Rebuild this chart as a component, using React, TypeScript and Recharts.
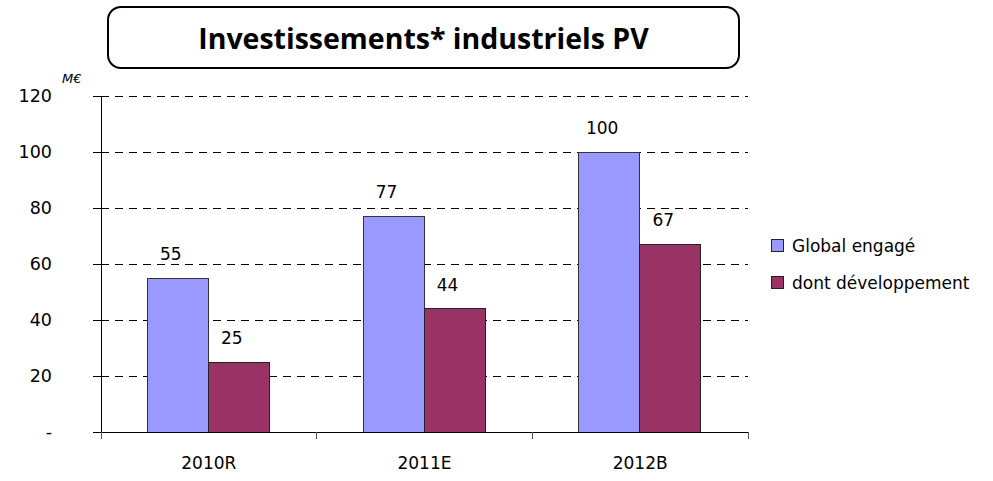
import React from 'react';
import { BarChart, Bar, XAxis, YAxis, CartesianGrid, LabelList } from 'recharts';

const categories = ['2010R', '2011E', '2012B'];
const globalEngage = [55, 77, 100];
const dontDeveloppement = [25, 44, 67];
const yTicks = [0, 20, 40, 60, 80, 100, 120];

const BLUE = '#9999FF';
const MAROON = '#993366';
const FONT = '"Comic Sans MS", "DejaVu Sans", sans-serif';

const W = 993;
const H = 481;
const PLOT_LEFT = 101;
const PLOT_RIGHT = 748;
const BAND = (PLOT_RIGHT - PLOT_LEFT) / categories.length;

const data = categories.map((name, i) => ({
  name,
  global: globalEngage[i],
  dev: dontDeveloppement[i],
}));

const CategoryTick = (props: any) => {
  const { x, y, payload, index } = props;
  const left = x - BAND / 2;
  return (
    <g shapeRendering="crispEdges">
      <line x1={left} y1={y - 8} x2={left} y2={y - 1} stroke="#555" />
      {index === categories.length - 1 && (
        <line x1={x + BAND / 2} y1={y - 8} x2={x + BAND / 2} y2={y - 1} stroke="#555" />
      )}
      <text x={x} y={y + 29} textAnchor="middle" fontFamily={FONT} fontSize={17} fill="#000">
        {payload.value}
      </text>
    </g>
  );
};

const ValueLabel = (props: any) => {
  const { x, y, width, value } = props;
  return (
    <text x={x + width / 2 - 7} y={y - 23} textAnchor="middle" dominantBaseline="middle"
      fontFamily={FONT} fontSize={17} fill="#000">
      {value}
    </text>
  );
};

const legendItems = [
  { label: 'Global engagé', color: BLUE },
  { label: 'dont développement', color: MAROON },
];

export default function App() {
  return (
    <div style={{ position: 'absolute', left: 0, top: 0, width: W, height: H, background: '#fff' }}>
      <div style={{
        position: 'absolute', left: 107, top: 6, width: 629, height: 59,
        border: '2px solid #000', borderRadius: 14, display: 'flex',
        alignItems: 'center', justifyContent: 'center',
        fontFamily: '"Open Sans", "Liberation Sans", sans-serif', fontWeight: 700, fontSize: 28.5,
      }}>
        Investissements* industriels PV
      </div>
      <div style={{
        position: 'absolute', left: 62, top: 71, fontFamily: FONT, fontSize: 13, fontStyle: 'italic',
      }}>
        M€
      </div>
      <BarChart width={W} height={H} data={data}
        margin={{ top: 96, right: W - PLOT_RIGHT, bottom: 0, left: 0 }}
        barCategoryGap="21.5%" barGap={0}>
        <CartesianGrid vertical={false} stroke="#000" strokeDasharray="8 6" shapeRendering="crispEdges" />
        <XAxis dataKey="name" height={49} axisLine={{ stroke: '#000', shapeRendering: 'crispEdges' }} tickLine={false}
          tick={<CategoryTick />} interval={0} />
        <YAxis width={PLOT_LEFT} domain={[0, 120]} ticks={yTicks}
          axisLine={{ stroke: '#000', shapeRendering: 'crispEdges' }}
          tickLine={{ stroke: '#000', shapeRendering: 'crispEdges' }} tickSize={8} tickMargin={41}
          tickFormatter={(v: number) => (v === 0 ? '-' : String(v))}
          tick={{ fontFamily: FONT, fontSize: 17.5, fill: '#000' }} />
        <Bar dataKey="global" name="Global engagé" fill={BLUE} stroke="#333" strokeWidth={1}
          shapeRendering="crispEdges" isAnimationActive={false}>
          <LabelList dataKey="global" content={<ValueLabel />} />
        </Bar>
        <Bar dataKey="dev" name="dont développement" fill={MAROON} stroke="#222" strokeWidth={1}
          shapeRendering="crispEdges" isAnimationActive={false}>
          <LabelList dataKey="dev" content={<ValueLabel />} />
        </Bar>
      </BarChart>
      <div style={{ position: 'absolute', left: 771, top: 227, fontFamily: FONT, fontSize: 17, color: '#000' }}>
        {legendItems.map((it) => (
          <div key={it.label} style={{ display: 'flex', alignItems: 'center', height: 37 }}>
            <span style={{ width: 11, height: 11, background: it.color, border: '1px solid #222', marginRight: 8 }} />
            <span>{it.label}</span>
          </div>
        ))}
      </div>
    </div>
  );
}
****
● **Short problem**
Write down every line from the opening of the listing to the line with "const BAND = (PLOT_RIGHT", both included, and nothing else; the pictures are omitted.

● **Worked solution**
Rebuild this chart as a component, using React, TypeScript and Recharts.
import React from 'react';
import { BarChart, Bar, XAxis, YAxis, CartesianGrid, LabelList } from 'recharts';

const categories = ['2010R', '2011E', '2012B'];
const globalEngage = [55, 77, 100];
const dontDeveloppement = [25, 44, 67];
const yTicks = [0, 20, 40, 60, 80, 100, 120];

const BLUE = '#9999FF';
const MAROON = '#993366';
const FONT = '"Comic Sans MS", "DejaVu Sans", sans-serif';

const W = 993;
const H = 481;
const PLOT_LEFT = 101;
const PLOT_RIGHT = 748;
const BAND = (PLOT_RIGHT - PLOT_LEFT) / categories.length;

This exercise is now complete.